Big Pharma argues they need prices like this to incentivise development of new treatments, but really it’s just to boost profits.

When the HSE agreed to purchase the drug Orkambi following a public campaign by Cystic Fibrosis sufferers, the profits of producer Vertex Pharmaceutical Ireland skyrocketed by 46%. Developing new research and products isn’t really at the core of what Big Pharma does, because it is expensive and could fail.

A study by the California Institute for Health and Socio-Economic Policy found that 64 of the top 100 pharmaceutical companies spent twice as much on advertising as they did on new research, while 27 companies spent 10 times as much.

This demonstrates how the pursuit of profit holds back innovation that could improve the health of people across the world. They would rather spend money advertising profitable medicines than develop new ones.

Often much of their research is spent on already existing, profitable drugs, which they make slight tweaks to so they can extend the patent.
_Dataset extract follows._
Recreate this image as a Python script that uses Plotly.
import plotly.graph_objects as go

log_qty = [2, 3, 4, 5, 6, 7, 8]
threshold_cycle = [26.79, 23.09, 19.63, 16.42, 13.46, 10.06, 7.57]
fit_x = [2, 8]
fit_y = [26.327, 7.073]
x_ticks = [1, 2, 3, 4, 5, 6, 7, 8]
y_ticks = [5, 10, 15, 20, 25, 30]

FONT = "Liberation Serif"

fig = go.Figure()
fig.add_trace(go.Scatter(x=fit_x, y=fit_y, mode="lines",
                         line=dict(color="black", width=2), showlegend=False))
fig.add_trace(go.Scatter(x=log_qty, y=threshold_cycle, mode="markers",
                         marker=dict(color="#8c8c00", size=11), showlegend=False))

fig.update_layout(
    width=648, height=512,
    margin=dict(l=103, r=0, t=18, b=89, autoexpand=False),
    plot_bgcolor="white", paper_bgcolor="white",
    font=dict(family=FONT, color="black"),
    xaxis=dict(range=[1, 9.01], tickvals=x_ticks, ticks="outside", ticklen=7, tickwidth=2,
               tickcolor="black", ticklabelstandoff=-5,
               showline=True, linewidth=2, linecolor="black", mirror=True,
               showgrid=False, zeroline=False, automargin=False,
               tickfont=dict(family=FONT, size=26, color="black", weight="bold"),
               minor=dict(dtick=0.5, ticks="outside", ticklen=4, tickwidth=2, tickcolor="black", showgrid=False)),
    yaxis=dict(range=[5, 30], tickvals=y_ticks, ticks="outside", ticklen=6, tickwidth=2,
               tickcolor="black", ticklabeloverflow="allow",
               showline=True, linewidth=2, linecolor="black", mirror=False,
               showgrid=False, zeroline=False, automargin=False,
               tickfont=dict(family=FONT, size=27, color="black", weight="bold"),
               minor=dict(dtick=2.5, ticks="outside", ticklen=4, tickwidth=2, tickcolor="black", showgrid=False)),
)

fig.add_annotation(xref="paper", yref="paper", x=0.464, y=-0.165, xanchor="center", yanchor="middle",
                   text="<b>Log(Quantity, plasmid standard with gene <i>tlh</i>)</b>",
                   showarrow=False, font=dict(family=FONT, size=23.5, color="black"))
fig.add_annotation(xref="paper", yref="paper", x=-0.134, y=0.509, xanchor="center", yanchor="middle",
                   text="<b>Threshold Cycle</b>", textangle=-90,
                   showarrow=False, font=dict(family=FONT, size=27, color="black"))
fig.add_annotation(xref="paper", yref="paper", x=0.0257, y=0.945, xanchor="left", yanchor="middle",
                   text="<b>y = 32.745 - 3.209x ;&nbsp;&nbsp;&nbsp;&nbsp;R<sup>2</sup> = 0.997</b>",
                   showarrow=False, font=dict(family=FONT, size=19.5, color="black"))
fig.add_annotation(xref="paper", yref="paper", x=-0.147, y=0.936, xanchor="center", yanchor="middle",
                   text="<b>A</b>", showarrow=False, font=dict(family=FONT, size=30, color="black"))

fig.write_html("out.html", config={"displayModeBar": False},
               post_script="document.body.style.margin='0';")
Socialised risk, privatised profit

Two-thirds of all spending on health research is publicly funded and carried out by research teams like Hortez’s in public universities. Not all research will result in a major new find or innovation, but this “basic research” can advance medical knowledge and lead to innovations further down the road. However, if research is successful, Big Pharma will simply buy the research, create the product and seek a patent so they have exclusive rights to profit from it.
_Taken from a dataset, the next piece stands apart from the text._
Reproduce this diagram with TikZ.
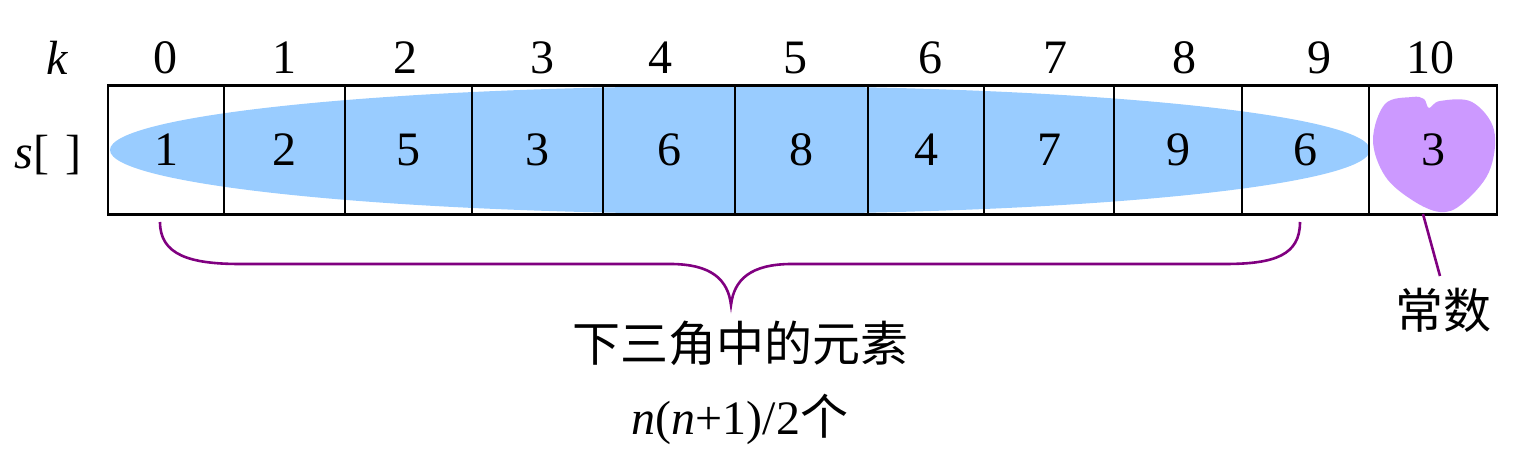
\documentclass[tikz,border=0pt]{standalone}
\usepackage{fontspec}
\setmainfont{Liberation Serif}
\newfontfamily\cjk{Noto Sans CJK SC}
\definecolor{cellblue}{HTML}{99CCFF}
\definecolor{blobpurple}{HTML}{CC99FF}
\definecolor{bracepurple}{HTML}{800080}
\begin{document}
\begin{tikzpicture}[x=0.5pt,y=-0.5pt,
  txt/.style={font=\fontsize{24}{28}\selectfont, inner sep=0pt},
  cellbox/.style={draw=black, line width=1.2pt, minimum height=64.5pt, inner sep=0pt, font=\fontsize{24}{28}\selectfont},
  purpleline/.style={draw=bracepurple, line width=1.3pt}]
\useasboundingbox (0,0) rectangle (1528,475);
% blue ellipse
\fill[cellblue] (740,150) ellipse [x radius=315pt, y radius=32pt];
% purple blob
\fill[blobpurple] plot[smooth cycle, tension=0.6] coordinates {
  (1373,140) (1385,104) (1412,97) (1424,99) (1429,108) (1440,101) (1472,102)
  (1494,130) (1489,172) (1462,204) (1440,212) (1412,200) (1385,176)};
% cells
\foreach \l/\r/\v [count=\i from 0] in {108/224/1,224/345/2,345/472/5,472/603/3,603/735/6,735/868/8,868/984/4,984/1114/7,1114/1242/9,1242/1369/6,1369/1497/3}{
  \pgfmathsetmacro{\cx}{(\l+\r)/2}
  \pgfmathsetmacro{\w}{(\r-\l)*0.5}
  \node[cellbox, minimum width=\w pt] (c\i) at (\cx,150) {\v};
}
% index labels
\foreach \x/\t [count=\i from 0] in {165/0,284/1,405/2,542/3,660/4,795/5,930/6,1055/7,1184/8,1319/9,1430/10}{
  \node[txt] (k\i) at (\x,58) {\t};
}
\node[txt] (klab) at (58,58) {\textit{k}};
\node[txt] (slab) at (48,155) {\textit{s}[\,\,]};
% brace
\coordinate (bl) at (160,222);
\coordinate (br) at (1300,222);
\coordinate (tip) at (731,305);
\draw[purpleline] (bl) .. controls (160,255) and (190,264) .. (240,264) -- (670,264)
  .. controls (712,264) and (728,280) .. (tip)
  .. controls (734,280) and (750,264) .. (792,264) -- (1225,264)
  .. controls (1275,264) and (1300,255) .. (br);
\node[txt, align=center, font=\fontsize{24}{36.5}\selectfont] (lower) at (740,383)
  {{\cjk 下三角中的元素}\\\textit{n}(\textit{n}+1)/2{\cjk 个}};
% constant
\node[txt] (const) at (1443,310) {\cjk 常数};
\coordinate (blobbot) at (1423,214);
\draw[purpleline] (blobbot) -- (1440,276);
\end{tikzpicture}
\end{document}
Between 2010 and 2016, every new drug approved in the US had been funded by the state (totalling $100 billion of public money) before being patented by companies.

Despite the public funding the development of the treatment or drug, once the company gets a patent the public is forced to pay again simply for access to it. The risk and cost of the research is paid for by the public, while the profits only benefit the companies.
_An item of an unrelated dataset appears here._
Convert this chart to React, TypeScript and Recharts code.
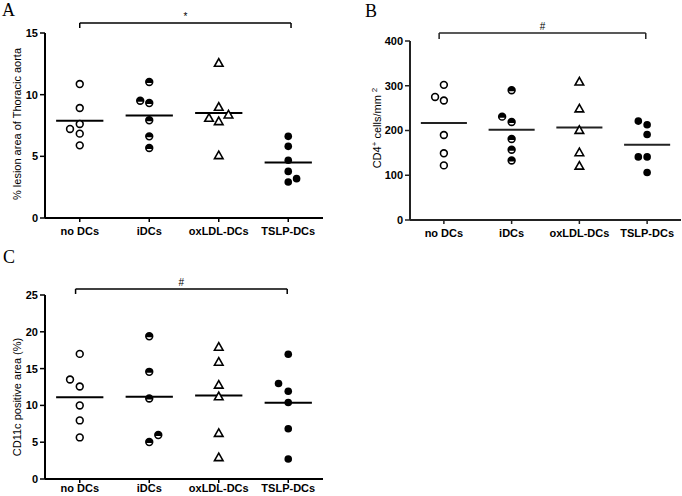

The exact same process is now underway in developing a COVID-19 vaccine. Governments around the world are engaging in public-private partnerships with Big Pharma. The public are funding the research and development of a vaccine in return for a limited number of doses or shots in return, the remainder required to vaccinate the population will be bought at market rates.

In the US, “Operation Warp Speed” has seen $10 billion in public funds ploughed into the development of eight different vaccines. In Britain, billions have been given to six different companies, while the European Union has engaged in a similar project.

A vaccine for people not profits

One of the most successful vaccines of recent decades was developed to treat polio. During the mid 20th century polio epidemics caused thousands of deaths and paralysis.

Rather than relying on and being at the mercy of the private sector, nation-states mobilised huge resources — both financial and human — to research, develop and test a polio vaccine. When the vaccine was developed, a mass public campaign of vaccination was rolled out in an attempt to eradicate the disease.

The vaccine, despite an estimated worth of $7 billion, was not patented, with inventor Jonas Salk declaring that it was owned by “the people”.

This approach, though not perfect, is an example of an alternative to the current situation which has resulted in the development of COVID nationalism as capitalist governments have each retreated into the nation state rather than working for a coordinated global response.

In some ways, humanity is lucky this pandemic has a relatively low mortality rate across the population as a whole and in many cases can be treated. In this era of new pathogens and viruses — more likely to emerge because of environmental destruction — we might not be so lucky next time.

The warnings from this pandemic need to be taken on board, society needs to be re-organised so that the huge wealth and resources at humanity’s disposal are developed for the public good rather than the profits of major corporations.

[Abridged from Rupture — Ecosocialist Quarterly, published by members of RISE — Revolutionary, Internationalist, Socialist, Environmentalist.]